In each case it came down to a matter of strong personal interest— and without doubt, talent to match. Stacy Selig ’99 became a partner at Goldman Sachs after working at the firm of Davis Polk & Wardwell. “Before Harvard I studied math, and game theory as it applied to human behavior,” she said. “I started at Davis Polk as a tax attorney, and my interest wasn’t so much in tax law as in being able to practice across the whole spectrum of corporate deals. One thing that excited me at Goldman was that I got that much closer to the deal making. In the law firm people would deliver me something and say ‘Please opine on the following’. But now I could find out how it got to be that way.”
Kevin Buehler ’90, now a senior partner at McKinsey, likewise found himself drawn to the financial world, studying economics as an undergraduate. “I practiced corporate law [at Cravath, Swaine & Moore], and some of my favorite memories were the most intense—like negotiating an agreement between IBM and Apple.

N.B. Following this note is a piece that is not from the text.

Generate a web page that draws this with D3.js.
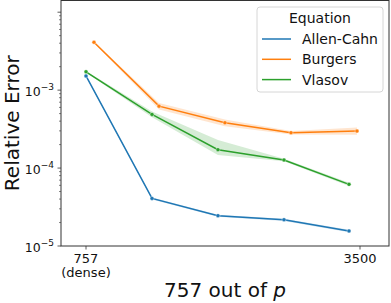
<!DOCTYPE html>
<html>
<head>
<meta charset="utf-8">
<script src="https://cdn.jsdelivr.net/npm/d3@7"></script>
<style>
  body { margin: 0; background: #fff; }
  svg { font-family: "DejaVu Sans", sans-serif; }
</style>
</head>
<body>
<div id="chart"></div>
<script>
// Series
const equations = ["Allen-Cahn", "Burgers", "Vlasov"];
const colors = ["#1f77b4", "#ff7f0e", "#2ca02c"];

const xAllen = [757, 1418, 2078, 2739, 3390];
const xBurgers = [837, 1488, 2148, 2809, 3470];
const xVlasov = [757, 1418, 2078, 2739, 3390];

const allen = [1.52e-3, 4.08e-5, 2.45e-5, 2.17e-5, 1.56e-5];
const allenLo = [1.48e-3, 3.95e-5, 2.38e-5, 2.10e-5, 1.50e-5];
const allenHi = [1.56e-3, 4.20e-5, 2.52e-5, 2.24e-5, 1.62e-5];

const burgers = [4.12e-3, 6.23e-4, 3.81e-4, 2.84e-4, 2.98e-4];
const burgersLo = [4.02e-3, 5.65e-4, 3.45e-4, 2.70e-4, 2.67e-4];
const burgersHi = [4.22e-3, 6.85e-4, 4.20e-4, 2.98e-4, 3.32e-4];

const vlasov = [1.72e-3, 4.88e-4, 1.72e-4, 1.27e-4, 6.18e-5];
const vlasovLo = [1.68e-3, 4.50e-4, 1.47e-4, 1.22e-4, 5.90e-5];
const vlasovHi = [1.76e-3, 5.30e-4, 2.29e-4, 1.32e-4, 6.50e-5];

const xTicks = [757, 3500];
const xTickLabels = [["757", "(dense)"], ["3500"]];
const yMajor = [1e-5, 1e-4, 1e-3];
const yMajorExp = ["−5", "−4", "−3"];

const series = [
  {name: equations[0], x: xAllen, y: allen, lo: allenLo, hi: allenHi, color: colors[0]},
  {name: equations[1], x: xBurgers, y: burgers, lo: burgersLo, hi: burgersHi, color: colors[1]},
  {name: equations[2], x: xVlasov, y: vlasov, lo: vlasovLo, hi: vlasovHi, color: colors[2]}
];

const W = 391, H = 303;
const margin = {left: 61, top: 0.5, right: 2, bottom: 57};
const width = W - margin.left - margin.right;
const height = 246 - margin.top;

const svg = d3.select("#chart").append("svg")
  .attr("width", W).attr("height", H);
const g = svg.append("g")
  .attr("transform", "translate(" + margin.left + "," + margin.top + ")");

// Scales
const x = d3.scaleLinear().domain([757, 3500]).range([25, 299]);
const y = d3.scaleLog().domain([1e-5, Math.pow(10, -1.85)]).range([height, 0]);

// bands, lines, markers
const area = d3.area()
  .x(d => x(d.x)).y0(d => y(d.lo)).y1(d => y(d.hi));
const line = d3.line()
  .x(d => x(d.x)).y(d => y(d.y));

series.forEach(s => {
  const pts = s.x.map((v, i) => ({x: v, y: s.y[i], lo: s.lo[i], hi: s.hi[i]}));
  g.append("path").attr("d", area(pts))
    .attr("fill", s.color).attr("fill-opacity", 0.2).attr("stroke", "none");
  g.append("path").attr("d", line(pts))
    .attr("fill", "none").attr("stroke", s.color).attr("stroke-width", 1.5);
  g.selectAll(null).data(pts).enter().append("circle")
    .attr("cx", d => x(d.x)).attr("cy", d => y(d.y)).attr("r", 2)
    .attr("fill", s.color).attr("stroke", "#fff").attr("stroke-width", 0.4);
});

// spines
g.append("rect").attr("x", 0).attr("y", 0).attr("width", width).attr("height", height)
  .attr("fill", "none").attr("stroke", "#333").attr("stroke-width", 1);

// x ticks
xTicks.forEach((t, i) => {
  g.append("line").attr("x1", x(t)).attr("x2", x(t)).attr("y1", height).attr("y2", height + 3.5)
    .attr("stroke", "#333").attr("stroke-width", 0.8);
  const txt = g.append("text").attr("x", x(t)).attr("y", height + 16.5)
    .attr("text-anchor", "middle").attr("font-size", 13).attr("fill", "#111");
  xTickLabels[i].forEach((l, j) => {
    txt.append("tspan").attr("x", x(t)).attr("dy", j === 0 ? 0 : 14.5).text(l);
  });
});

// y ticks (log, with minor)
const [d0, d1] = y.domain();
for (let e = -5; e <= -2; e++) {
  for (let m = 1; m <= 9; m++) {
    const v = m * Math.pow(10, e);
    if (v < d0 || v > d1) continue;
    const major = m === 1;
    g.append("line").attr("x1", 0).attr("x2", major ? -3.5 : -2)
      .attr("y1", y(v)).attr("y2", y(v))
      .attr("stroke", "#333").attr("stroke-width", major ? 0.8 : 0.6);
  }
}
yMajor.forEach((v, i) => {
  const t = g.append("text").attr("x", -7).attr("y", y(v) + 5.5)
    .attr("text-anchor", "end").attr("font-size", 12.5).attr("fill", "#111");
  t.append("tspan").text("10");
  t.append("tspan").attr("font-size", 9).attr("dy", -5.5).text(yMajorExp[i]);
});

// axis labels
svg.append("text").attr("x", margin.left + width / 2).attr("y", 297)
  .attr("text-anchor", "middle").attr("font-size", 20).attr("fill", "#111")
  .html('757 out of <tspan font-style="italic">p</tspan>');
svg.append("text")
  .attr("transform", "translate(18.5," + (margin.top + height / 2) + ") rotate(-90)")
  .attr("text-anchor", "middle").attr("font-size", 20).attr("fill", "#111")
  .text("Relative Error");

// legend
const lg = svg.append("g").attr("transform", "translate(257,7)");
lg.append("rect").attr("width", 126).attr("height", 85).attr("rx", 3)
  .attr("fill", "#fff").attr("fill-opacity", 0.8).attr("stroke", "#ccc").attr("stroke-width", 0.8);
lg.append("text").attr("x", 63).attr("y", 16).attr("text-anchor", "middle")
  .attr("font-size", 14).attr("fill", "#111").text("Equation");
series.forEach((s, i) => {
  const yy = 32 + i * 20.3;
  lg.append("line").attr("x1", 5).attr("x2", 34).attr("y1", yy).attr("y2", yy)
    .attr("stroke", s.color).attr("stroke-width", 1.5);
  lg.append("text").attr("x", 45).attr("y", yy + 5).attr("font-size", 14)
    .attr("fill", "#111").text(s.name);
});
</script>
</body>
</html>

That may not have gone very far, but I got to see the Apple people show up in coats and ties, and the IBM in shirtsleeves.” When he joined McKinsey he got what the company called a ”mini-MBA,” learning all the basics in an intensive four-week seminar. “That gave everyone a shared vocabulary and comfort that was quite useful. So I found the transition a smooth one. We now have a lot of attorneys at McKinsey, we used to hire mainly MBA’s but now we go deeper into the talent pool. We look for problem-solving skills, and you learn a lot of those in law school.”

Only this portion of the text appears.